GLOSSARY
Alliteration - a literary device that reflects repetition in two or more nearby words of initial consonant sounds.
Allusion - a reference, typically brief, to a person, place, thing, event, or other literary work with which the reader is presumably familiar.
Determinism - basically the opposite of the notion of free will. For determinism, the idea that individual characters have a direct influence on the course of their lives is supplanted by a focus on nature or fate.
Literary realism - a literary genre, part of the broader realism in arts, that attempts to represent subject-matter truthfully, avoiding speculative fiction and supernatural elements.
Metaphor - a figure of speech that makes a comparison between two non-similar things. As a literary device, metaphor creates implicit comparisons without the express use of “like” or “as.”

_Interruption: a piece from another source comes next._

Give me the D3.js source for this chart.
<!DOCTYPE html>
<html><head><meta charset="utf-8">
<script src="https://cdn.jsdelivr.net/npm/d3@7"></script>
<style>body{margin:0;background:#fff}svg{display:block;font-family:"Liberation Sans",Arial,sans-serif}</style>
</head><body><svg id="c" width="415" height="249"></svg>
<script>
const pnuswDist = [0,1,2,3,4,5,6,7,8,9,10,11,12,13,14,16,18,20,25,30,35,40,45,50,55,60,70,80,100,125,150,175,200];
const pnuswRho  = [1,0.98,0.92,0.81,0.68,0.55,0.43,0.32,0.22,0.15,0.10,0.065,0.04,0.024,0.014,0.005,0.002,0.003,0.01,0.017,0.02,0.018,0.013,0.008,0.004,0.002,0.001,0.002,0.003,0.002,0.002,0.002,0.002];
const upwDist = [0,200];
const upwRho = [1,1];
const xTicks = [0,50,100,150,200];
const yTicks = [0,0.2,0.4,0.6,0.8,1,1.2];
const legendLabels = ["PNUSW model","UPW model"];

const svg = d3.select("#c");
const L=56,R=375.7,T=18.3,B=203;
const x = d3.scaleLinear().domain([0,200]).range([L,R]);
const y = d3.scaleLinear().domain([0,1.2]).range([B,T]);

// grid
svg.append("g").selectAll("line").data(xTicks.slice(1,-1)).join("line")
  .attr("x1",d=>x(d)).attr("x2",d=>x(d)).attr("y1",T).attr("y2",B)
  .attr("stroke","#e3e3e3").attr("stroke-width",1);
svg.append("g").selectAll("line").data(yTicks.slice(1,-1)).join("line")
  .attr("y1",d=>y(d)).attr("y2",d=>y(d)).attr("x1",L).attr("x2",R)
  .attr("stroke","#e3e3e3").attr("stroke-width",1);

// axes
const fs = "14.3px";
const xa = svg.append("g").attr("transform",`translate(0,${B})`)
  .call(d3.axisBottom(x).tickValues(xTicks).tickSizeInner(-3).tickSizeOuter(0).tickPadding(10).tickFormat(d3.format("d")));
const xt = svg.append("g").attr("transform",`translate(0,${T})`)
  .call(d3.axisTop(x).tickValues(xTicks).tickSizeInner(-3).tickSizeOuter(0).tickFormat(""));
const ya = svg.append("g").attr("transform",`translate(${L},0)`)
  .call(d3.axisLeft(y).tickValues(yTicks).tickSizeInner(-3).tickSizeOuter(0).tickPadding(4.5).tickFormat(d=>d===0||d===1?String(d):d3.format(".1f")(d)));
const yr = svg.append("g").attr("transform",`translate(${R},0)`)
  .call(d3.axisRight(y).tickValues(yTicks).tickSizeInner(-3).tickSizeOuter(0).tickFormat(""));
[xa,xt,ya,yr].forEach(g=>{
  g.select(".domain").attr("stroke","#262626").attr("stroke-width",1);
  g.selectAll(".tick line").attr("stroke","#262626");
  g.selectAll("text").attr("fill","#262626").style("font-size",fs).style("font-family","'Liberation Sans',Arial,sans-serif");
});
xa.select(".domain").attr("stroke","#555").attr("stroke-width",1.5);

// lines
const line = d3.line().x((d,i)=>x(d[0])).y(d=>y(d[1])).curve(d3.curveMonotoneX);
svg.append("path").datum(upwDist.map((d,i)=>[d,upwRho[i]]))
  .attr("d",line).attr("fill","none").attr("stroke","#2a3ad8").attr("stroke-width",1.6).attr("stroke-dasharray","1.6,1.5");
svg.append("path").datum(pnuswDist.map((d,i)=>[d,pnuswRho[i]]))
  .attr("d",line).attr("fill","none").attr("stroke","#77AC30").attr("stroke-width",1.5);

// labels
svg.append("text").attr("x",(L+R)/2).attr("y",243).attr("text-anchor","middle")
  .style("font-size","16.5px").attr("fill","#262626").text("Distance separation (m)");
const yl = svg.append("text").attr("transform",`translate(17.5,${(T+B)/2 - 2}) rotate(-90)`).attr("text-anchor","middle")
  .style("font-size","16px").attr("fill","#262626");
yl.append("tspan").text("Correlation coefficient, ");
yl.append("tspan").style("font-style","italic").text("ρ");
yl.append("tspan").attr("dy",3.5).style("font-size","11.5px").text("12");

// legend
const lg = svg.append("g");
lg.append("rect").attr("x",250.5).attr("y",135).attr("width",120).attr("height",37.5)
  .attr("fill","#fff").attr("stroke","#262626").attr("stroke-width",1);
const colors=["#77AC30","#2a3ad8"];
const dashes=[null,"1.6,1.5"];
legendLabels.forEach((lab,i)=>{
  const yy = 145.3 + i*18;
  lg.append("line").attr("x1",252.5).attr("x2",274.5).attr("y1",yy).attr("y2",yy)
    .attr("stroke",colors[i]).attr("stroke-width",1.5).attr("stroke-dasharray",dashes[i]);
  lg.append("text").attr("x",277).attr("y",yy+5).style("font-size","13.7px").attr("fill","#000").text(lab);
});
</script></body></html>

Naturalism - a literary movement beginning in the late nineteenth century, similar to literary realism in its rejection of Romanticism, but distinct in its embrace of determinism, detachment, scientific objectivism, and social commentary.
Objectivism - a peculiar philosophy formulated by novelist Ayn Rand. It sports a range of convoluted tenets, but is most infamous for redefining greed as the prime moral virtue — and, to take things even further, literally redefining altruism as evil.
Pessimism - a negative mental attitude in which an undesirable outcome is anticipated from a given situation. Pessimists tend to focus on the negatives of life in general.
Realism - depicts things as they appear, while naturalism portrays a deterministic view of a character’s actions and life.
Romanticism (also known as the Romantic movement or Romantic era) - an artistic, literary, musical, and intellectual movement that originated in Europe towards the end of the 18th century, and in most areas was at its peak in the approximate period from 1800 to 1850.